Mutual agreement procedure (MAP) – With more transfer pricing controversies on the horizon, post-BEPS, the effectiveness of dispute resolution mechanisms becomes highly relevant for MNEs. The expected outcome from BEPS Action 14, and the peer review to which China is subject, is expected to be an increase in the effectiveness of MAP and a reduction in the number of unresolved cases after a two-year period.
For more information, contact Cheng Chi, KPMG China transfer pricing practice leader, cheng.chi@kpmg.com.
Digital e-commerce – As China continues to digitalise, the Chinese tax authorities will increasingly embrace technology tools and digitised processes that will improve the tax administration system and the efficiency of tax collection. Taxpayers can expect certain deficiencies in the rules governing the taxation of digital economy activity to be amended in the near future. This should provide a fairer tax environment for digital players vis-à-vis those in the traditional economy.
For more information, contact Sunny Leung, KPMG China e-commerce practice leader, sunny.leung@kpmg.com.
Thousand enterprises initiative (TEI) – Since the launch of the TEI initiative in October 2015, the Chinese tax authorities have been collecting data from the TEI-covered enterprises and performing analyses to understand the business and tax risks. Drawing on this accumulated data and the analysis conducted, it is expected that the Chinese tax authorities will make even more effective use of tax risk indicators (by industry) to identify tax risks. Taxpayers can therefore expect an increase in tax risk enquiries or tax investigations by the Chinese tax authorities in 2018.
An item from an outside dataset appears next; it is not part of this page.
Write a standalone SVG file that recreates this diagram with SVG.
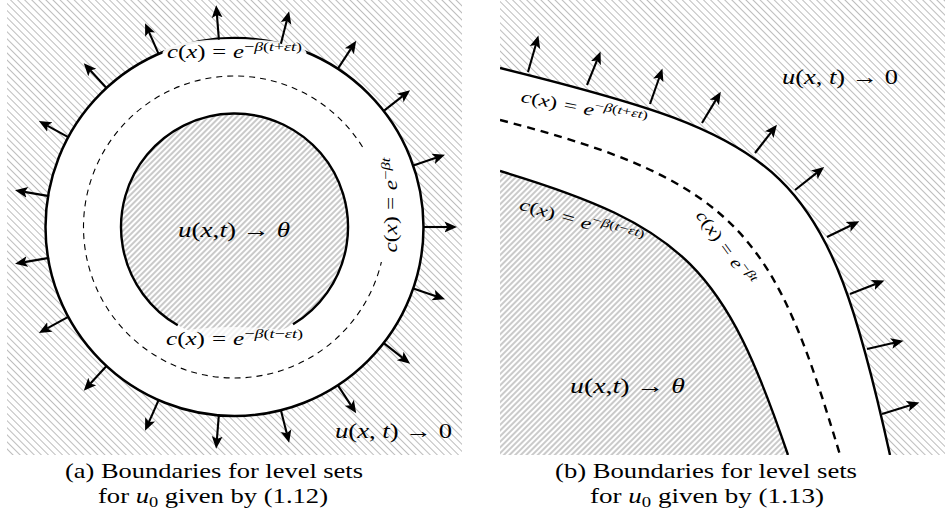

Tax risk assessment model used by tax authorities – The Chinese tax authorities have been rapidly building a tax risk assessment model with a set of tax risk indicators and benchmarking ranges. In April 2017, the SAT issued Announcement 10, which provides taxpayers with an optional tax service to automatically identify and correct their tax calculation errors in advance of formally submitting their corporate income tax (CIT) annual filing returns. With the Chinese tax authorities introducing various measures, such as automated cross-checking of VAT filing returns, taxpayers can expect tax authorities to bring more transparency to taxpayers on how tax risk assessments are performed in the near future.